• Short task: Reproduce the data exactly and drop any pictures it holds.
** begin **
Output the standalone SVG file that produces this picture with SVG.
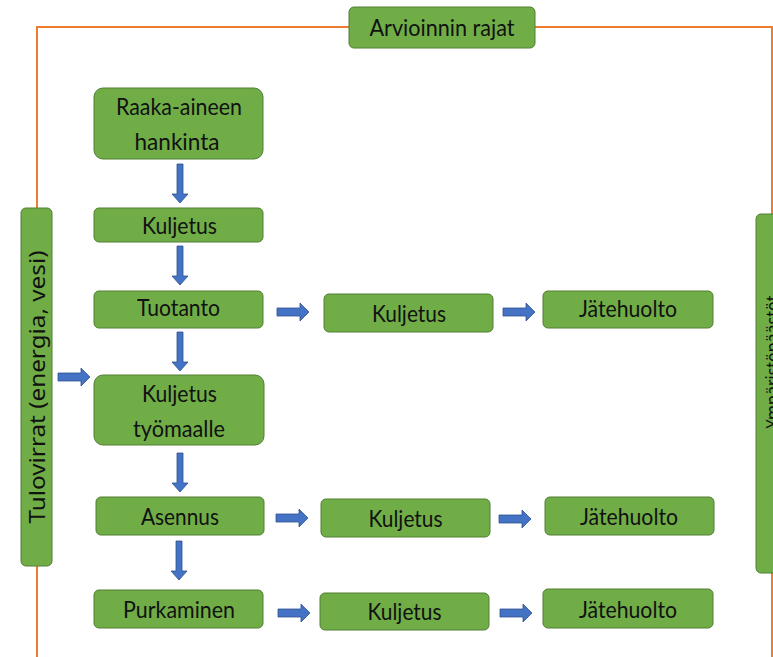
<svg xmlns="http://www.w3.org/2000/svg" width="773" height="657" viewBox="0 0 773 657">
<defs>
<style>
.box{fill:#70AD47;stroke:#507E32;stroke-width:1}
.t{font-family:Lato,"Liberation Sans",sans-serif;font-size:23px;fill:#111;text-anchor:middle}
.side{font-family:"Noto Sans","Open Sans",sans-serif;font-size:21px;fill:#111;text-anchor:middle}
.arr{fill:#4472C4;stroke:#2F528F;stroke-width:0.8}
.border{fill:none;stroke:#ED7D31;stroke-width:2}
</style>
<path id="ra" d="M0,-4 H23 V-9 L32,0 L23,9 V4 H0 Z"/>
<path id="da" d="M-3,0 V30 H-8 L0,39 L8,30 H3 V0 Z"/>
</defs>
<rect width="773" height="657" fill="#fff"/>
<path class="border" d="M37,657 V27 H773"/>
<line class="border" x1="772" y1="27" x2="772" y2="657"/>

<g id="title"><rect class="box" x="349" y="7" width="186" height="41" rx="5"/><text class="t" x="442" y="36" textLength="145" lengthAdjust="spacingAndGlyphs">Arvioinnin rajat</text></g>
<g id="tulovirrat"><rect class="box" x="21" y="208" width="31" height="358" rx="5"/><text class="side" transform="translate(45,387) rotate(-90)" textLength="273" lengthAdjust="spacingAndGlyphs">Tulovirrat (energia, vesi)</text></g>
<g id="ymparisto"><rect class="box" x="756" y="214" width="40" height="359" rx="5"/><text class="side" style="font-size:18px" transform="translate(779,362) rotate(-90)" textLength="133" lengthAdjust="spacingAndGlyphs">Ympäristöpäästöt</text></g>

<g id="raaka"><rect class="box" x="94" y="88" width="169" height="71" rx="9"/><text class="t" x="179" y="115" textLength="126" lengthAdjust="spacingAndGlyphs">Raaka-aineen</text><text class="t" x="177" y="150" textLength="85" lengthAdjust="spacingAndGlyphs">hankinta</text></g>
<g id="kuljetus1"><rect class="box" x="94" y="208" width="169" height="34" rx="5"/><text class="t" x="179.5" y="234" textLength="75" lengthAdjust="spacingAndGlyphs">Kuljetus</text></g>
<g id="tuotanto"><rect class="box" x="94" y="291" width="169" height="37" rx="5"/><text class="t" x="178.5" y="316" textLength="83" lengthAdjust="spacingAndGlyphs">Tuotanto</text></g>
<g id="tyomaalle"><rect class="box" x="94" y="375" width="170" height="70" rx="9"/><text class="t" x="179.5" y="402" textLength="75" lengthAdjust="spacingAndGlyphs">Kuljetus</text><text class="t" x="179" y="437" textLength="92" lengthAdjust="spacingAndGlyphs">työmaalle</text></g>
<g id="asennus"><rect class="box" x="96" y="497" width="168" height="38" rx="5"/><text class="t" x="180" y="525" textLength="78" lengthAdjust="spacingAndGlyphs">Asennus</text></g>
<g id="purkaminen"><rect class="box" x="94" y="590" width="169" height="38" rx="5"/><text class="t" x="179" y="618" textLength="112" lengthAdjust="spacingAndGlyphs">Purkaminen</text></g>

<g id="kuljetus2"><rect class="box" x="324" y="294" width="169" height="38" rx="5"/><text class="t" x="409" y="322" textLength="74" lengthAdjust="spacingAndGlyphs">Kuljetus</text></g>
<g id="jatehuolto1"><rect class="box" x="543" y="291" width="170" height="37" rx="5"/><text class="t" x="628" y="317" textLength="98" lengthAdjust="spacingAndGlyphs">Jätehuolto</text></g>
<g id="kuljetus3"><rect class="box" x="321" y="499" width="169" height="38" rx="5"/><text class="t" x="405.5" y="527" textLength="74" lengthAdjust="spacingAndGlyphs">Kuljetus</text></g>
<g id="jatehuolto2"><rect class="box" x="545" y="497" width="169" height="38" rx="5"/><text class="t" x="629" y="525" textLength="98" lengthAdjust="spacingAndGlyphs">Jätehuolto</text></g>
<g id="kuljetus4"><rect class="box" x="320" y="593" width="169" height="37" rx="5"/><text class="t" x="404.5" y="620" textLength="74" lengthAdjust="spacingAndGlyphs">Kuljetus</text></g>
<g id="jatehuolto3"><rect class="box" x="543" y="589" width="170" height="39" rx="5"/><text class="t" x="628" y="618" textLength="98" lengthAdjust="spacingAndGlyphs">Jätehuolto</text></g>

<g id="connectors" class="arr">
<use href="#da" x="180" y="164"/>
<use href="#da" x="180" y="246"/>
<use href="#da" x="180" y="332"/>
<use href="#da" x="180" y="453"/>
<use href="#da" x="179" y="541"/>
<use href="#ra" x="58" y="377"/>
<use href="#ra" x="277" y="312"/>
<use href="#ra" x="503" y="312"/>
<use href="#ra" x="276" y="518"/>
<use href="#ra" x="499" y="519"/>
<use href="#ra" x="278" y="613"/>
<use href="#ra" x="500" y="613"/>
</g>
</svg>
** end **
• Complete response:
Output the standalone SVG file that produces this picture with SVG.
<svg xmlns="http://www.w3.org/2000/svg" width="773" height="657" viewBox="0 0 773 657">
<defs>
<style>
.box{fill:#70AD47;stroke:#507E32;stroke-width:1}
.t{font-family:Lato,"Liberation Sans",sans-serif;font-size:23px;fill:#111;text-anchor:middle}
.side{font-family:"Noto Sans","Open Sans",sans-serif;font-size:21px;fill:#111;text-anchor:middle}
.arr{fill:#4472C4;stroke:#2F528F;stroke-width:0.8}
.border{fill:none;stroke:#ED7D31;stroke-width:2}
</style>
<path id="ra" d="M0,-4 H23 V-9 L32,0 L23,9 V4 H0 Z"/>
<path id="da" d="M-3,0 V30 H-8 L0,39 L8,30 H3 V0 Z"/>
</defs>
<rect width="773" height="657" fill="#fff"/>
<path class="border" d="M37,657 V27 H773"/>
<line class="border" x1="772" y1="27" x2="772" y2="657"/>

<g id="title"><rect class="box" x="349" y="7" width="186" height="41" rx="5"/><text class="t" x="442" y="36" textLength="145" lengthAdjust="spacingAndGlyphs">Arvioinnin rajat</text></g>
<g id="tulovirrat"><rect class="box" x="21" y="208" width="31" height="358" rx="5"/><text class="side" transform="translate(45,387) rotate(-90)" textLength="273" lengthAdjust="spacingAndGlyphs">Tulovirrat (energia, vesi)</text></g>
<g id="ymparisto"><rect class="box" x="756" y="214" width="40" height="359" rx="5"/><text class="side" style="font-size:18px" transform="translate(779,362) rotate(-90)" textLength="133" lengthAdjust="spacingAndGlyphs">Ympäristöpäästöt</text></g>

<g id="raaka"><rect class="box" x="94" y="88" width="169" height="71" rx="9"/><text class="t" x="179" y="115" textLength="126" lengthAdjust="spacingAndGlyphs">Raaka-aineen</text><text class="t" x="177" y="150" textLength="85" lengthAdjust="spacingAndGlyphs">hankinta</text></g>
<g id="kuljetus1"><rect class="box" x="94" y="208" width="169" height="34" rx="5"/><text class="t" x="179.5" y="234" textLength="75" lengthAdjust="spacingAndGlyphs">Kuljetus</text></g>
<g id="tuotanto"><rect class="box" x="94" y="291" width="169" height="37" rx="5"/><text class="t" x="178.5" y="316" textLength="83" lengthAdjust="spacingAndGlyphs">Tuotanto</text></g>
<g id="tyomaalle"><rect class="box" x="94" y="375" width="170" height="70" rx="9"/><text class="t" x="179.5" y="402" textLength="75" lengthAdjust="spacingAndGlyphs">Kuljetus</text><text class="t" x="179" y="437" textLength="92" lengthAdjust="spacingAndGlyphs">työmaalle</text></g>
<g id="asennus"><rect class="box" x="96" y="497" width="168" height="38" rx="5"/><text class="t" x="180" y="525" textLength="78" lengthAdjust="spacingAndGlyphs">Asennus</text></g>
<g id="purkaminen"><rect class="box" x="94" y="590" width="169" height="38" rx="5"/><text class="t" x="179" y="618" textLength="112" lengthAdjust="spacingAndGlyphs">Purkaminen</text></g>

<g id="kuljetus2"><rect class="box" x="324" y="294" width="169" height="38" rx="5"/><text class="t" x="409" y="322" textLength="74" lengthAdjust="spacingAndGlyphs">Kuljetus</text></g>
<g id="jatehuolto1"><rect class="box" x="543" y="291" width="170" height="37" rx="5"/><text class="t" x="628" y="317" textLength="98" lengthAdjust="spacingAndGlyphs">Jätehuolto</text></g>
<g id="kuljetus3"><rect class="box" x="321" y="499" width="169" height="38" rx="5"/><text class="t" x="405.5" y="527" textLength="74" lengthAdjust="spacingAndGlyphs">Kuljetus</text></g>
<g id="jatehuolto2"><rect class="box" x="545" y="497" width="169" height="38" rx="5"/><text class="t" x="629" y="525" textLength="98" lengthAdjust="spacingAndGlyphs">Jätehuolto</text></g>
<g id="kuljetus4"><rect class="box" x="320" y="593" width="169" height="37" rx="5"/><text class="t" x="404.5" y="620" textLength="74" lengthAdjust="spacingAndGlyphs">Kuljetus</text></g>
<g id="jatehuolto3"><rect class="box" x="543" y="589" width="170" height="39" rx="5"/><text class="t" x="628" y="618" textLength="98" lengthAdjust="spacingAndGlyphs">Jätehuolto</text></g>

<g id="connectors" class="arr">
<use href="#da" x="180" y="164"/>
<use href="#da" x="180" y="246"/>
<use href="#da" x="180" y="332"/>
<use href="#da" x="180" y="453"/>
<use href="#da" x="179" y="541"/>
<use href="#ra" x="58" y="377"/>
<use href="#ra" x="277" y="312"/>
<use href="#ra" x="503" y="312"/>
<use href="#ra" x="276" y="518"/>
<use href="#ra" x="499" y="519"/>
<use href="#ra" x="278" y="613"/>
<use href="#ra" x="500" y="613"/>
</g>
</svg>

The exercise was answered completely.